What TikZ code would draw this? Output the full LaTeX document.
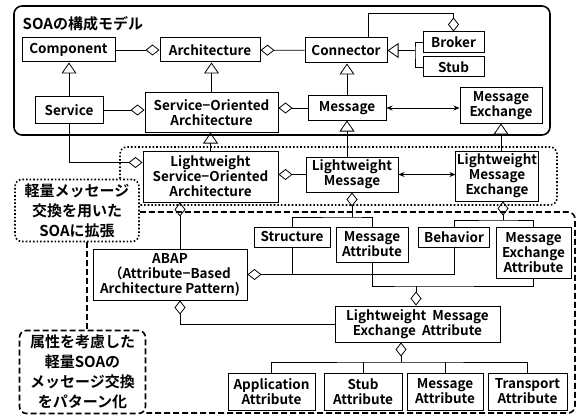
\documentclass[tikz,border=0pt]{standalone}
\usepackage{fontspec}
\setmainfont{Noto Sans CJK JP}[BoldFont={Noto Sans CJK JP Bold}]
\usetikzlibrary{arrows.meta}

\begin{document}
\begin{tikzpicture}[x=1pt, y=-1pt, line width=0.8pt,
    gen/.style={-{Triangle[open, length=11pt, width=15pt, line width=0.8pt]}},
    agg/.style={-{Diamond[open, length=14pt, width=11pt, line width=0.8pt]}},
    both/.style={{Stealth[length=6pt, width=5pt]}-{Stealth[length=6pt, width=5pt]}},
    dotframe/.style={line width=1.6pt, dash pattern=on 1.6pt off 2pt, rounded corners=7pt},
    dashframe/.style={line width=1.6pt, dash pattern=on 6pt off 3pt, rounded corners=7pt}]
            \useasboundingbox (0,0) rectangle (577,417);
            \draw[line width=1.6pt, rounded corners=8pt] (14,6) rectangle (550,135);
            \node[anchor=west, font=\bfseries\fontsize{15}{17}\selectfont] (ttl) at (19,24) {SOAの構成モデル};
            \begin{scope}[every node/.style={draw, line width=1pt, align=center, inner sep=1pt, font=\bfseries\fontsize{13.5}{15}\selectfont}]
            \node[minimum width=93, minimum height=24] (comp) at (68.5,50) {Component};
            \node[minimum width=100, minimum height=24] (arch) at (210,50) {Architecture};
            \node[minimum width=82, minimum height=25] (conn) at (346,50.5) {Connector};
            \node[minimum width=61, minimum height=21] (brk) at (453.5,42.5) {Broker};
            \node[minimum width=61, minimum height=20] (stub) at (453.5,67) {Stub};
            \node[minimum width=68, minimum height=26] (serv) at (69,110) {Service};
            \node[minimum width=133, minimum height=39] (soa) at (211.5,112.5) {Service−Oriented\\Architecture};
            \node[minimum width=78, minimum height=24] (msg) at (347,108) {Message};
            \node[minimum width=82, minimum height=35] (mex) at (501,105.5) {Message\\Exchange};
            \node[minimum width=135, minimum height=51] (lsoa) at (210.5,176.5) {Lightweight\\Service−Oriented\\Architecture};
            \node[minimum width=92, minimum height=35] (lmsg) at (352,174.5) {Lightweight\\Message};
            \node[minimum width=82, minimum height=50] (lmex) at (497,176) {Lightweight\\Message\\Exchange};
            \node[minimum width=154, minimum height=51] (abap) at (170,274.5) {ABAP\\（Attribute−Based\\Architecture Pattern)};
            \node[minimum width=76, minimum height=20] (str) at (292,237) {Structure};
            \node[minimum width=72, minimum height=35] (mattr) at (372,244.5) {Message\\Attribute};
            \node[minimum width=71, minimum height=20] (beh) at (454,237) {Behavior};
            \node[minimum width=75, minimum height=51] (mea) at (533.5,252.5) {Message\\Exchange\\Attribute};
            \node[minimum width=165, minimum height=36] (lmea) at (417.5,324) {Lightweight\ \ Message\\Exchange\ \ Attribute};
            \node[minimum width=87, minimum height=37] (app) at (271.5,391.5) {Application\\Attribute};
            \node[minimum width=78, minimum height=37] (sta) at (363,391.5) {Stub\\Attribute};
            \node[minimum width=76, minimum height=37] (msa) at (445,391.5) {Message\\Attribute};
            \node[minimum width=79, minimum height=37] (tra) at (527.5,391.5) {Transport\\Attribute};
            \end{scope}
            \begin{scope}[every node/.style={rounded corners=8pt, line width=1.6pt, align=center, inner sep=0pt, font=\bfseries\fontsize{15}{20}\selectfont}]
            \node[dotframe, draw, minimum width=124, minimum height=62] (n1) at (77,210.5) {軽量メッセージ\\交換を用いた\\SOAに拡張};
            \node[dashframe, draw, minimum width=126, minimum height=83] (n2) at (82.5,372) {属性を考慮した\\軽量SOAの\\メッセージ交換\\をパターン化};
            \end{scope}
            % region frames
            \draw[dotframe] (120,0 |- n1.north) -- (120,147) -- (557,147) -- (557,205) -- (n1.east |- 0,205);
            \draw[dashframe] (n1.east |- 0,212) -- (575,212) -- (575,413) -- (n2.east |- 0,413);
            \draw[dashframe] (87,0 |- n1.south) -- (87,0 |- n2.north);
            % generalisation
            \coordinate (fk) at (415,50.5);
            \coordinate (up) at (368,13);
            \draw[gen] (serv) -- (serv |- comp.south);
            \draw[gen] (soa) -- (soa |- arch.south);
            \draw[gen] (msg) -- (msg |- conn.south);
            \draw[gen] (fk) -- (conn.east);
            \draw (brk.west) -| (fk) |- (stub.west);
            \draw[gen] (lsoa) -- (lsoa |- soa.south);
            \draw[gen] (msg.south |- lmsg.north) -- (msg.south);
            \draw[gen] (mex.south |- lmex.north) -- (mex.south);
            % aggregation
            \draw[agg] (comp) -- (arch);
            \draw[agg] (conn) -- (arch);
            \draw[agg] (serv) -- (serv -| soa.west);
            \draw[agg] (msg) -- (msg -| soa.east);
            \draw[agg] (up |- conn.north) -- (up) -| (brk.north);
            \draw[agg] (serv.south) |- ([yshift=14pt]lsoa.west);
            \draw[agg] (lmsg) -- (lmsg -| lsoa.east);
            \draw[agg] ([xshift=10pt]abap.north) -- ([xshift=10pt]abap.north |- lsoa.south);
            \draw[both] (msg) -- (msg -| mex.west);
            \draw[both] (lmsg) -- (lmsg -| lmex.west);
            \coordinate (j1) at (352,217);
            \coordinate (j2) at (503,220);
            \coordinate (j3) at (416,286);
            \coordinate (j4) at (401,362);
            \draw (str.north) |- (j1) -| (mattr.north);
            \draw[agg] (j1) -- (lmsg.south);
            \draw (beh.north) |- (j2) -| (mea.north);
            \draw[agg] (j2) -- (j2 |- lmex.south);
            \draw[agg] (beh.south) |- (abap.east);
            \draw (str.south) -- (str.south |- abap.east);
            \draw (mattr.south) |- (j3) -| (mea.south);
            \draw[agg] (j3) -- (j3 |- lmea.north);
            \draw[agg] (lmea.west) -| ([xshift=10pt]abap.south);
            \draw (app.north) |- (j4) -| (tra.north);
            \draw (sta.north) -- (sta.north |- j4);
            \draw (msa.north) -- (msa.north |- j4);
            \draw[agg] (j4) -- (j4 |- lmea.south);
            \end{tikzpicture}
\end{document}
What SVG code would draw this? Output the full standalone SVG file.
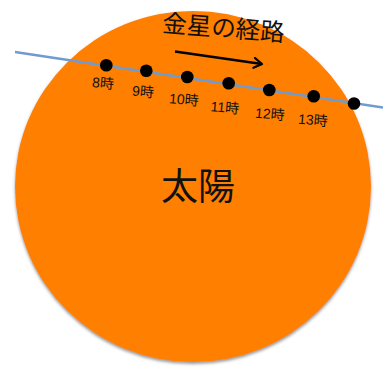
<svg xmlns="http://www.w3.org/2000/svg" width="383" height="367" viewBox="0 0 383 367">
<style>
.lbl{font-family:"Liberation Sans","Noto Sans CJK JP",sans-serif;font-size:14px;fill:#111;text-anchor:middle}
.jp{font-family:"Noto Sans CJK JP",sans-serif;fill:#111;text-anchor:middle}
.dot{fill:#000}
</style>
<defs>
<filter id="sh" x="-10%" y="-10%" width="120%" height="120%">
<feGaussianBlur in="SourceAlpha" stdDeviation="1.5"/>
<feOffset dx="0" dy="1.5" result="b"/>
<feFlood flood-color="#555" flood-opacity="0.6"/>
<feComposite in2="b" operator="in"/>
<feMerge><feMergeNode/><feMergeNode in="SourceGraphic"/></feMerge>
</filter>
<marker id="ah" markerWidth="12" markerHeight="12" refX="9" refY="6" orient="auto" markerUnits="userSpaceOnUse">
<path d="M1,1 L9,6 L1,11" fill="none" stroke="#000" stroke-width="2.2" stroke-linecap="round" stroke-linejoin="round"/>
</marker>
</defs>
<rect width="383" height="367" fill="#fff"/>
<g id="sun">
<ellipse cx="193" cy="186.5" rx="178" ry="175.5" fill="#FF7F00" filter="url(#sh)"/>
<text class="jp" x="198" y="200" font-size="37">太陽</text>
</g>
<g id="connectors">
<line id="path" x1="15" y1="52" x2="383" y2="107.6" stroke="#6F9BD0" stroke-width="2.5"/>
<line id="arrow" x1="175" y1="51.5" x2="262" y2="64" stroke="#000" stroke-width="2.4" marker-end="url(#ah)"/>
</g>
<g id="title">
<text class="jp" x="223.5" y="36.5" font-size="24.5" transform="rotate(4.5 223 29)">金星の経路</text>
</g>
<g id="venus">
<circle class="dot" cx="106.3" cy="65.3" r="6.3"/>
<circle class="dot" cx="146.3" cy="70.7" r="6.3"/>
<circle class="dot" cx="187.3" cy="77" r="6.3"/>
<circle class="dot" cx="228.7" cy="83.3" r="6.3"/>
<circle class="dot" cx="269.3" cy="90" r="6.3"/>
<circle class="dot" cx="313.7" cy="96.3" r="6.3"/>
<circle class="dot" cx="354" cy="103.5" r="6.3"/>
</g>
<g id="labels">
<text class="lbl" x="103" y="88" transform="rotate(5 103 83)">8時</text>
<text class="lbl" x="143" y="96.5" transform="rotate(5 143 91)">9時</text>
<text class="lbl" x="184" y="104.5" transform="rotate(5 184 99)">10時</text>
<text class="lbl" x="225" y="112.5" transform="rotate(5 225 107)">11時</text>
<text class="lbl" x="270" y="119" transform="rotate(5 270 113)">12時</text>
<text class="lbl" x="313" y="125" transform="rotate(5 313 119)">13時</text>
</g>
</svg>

To do ▸
Where does the word "would" appear in the listing? List each line that holds it.

Task output ▸
What TikZ code would draw this? Output the full LaTeX document.
What SVG code would draw this? Output the full standalone SVG file.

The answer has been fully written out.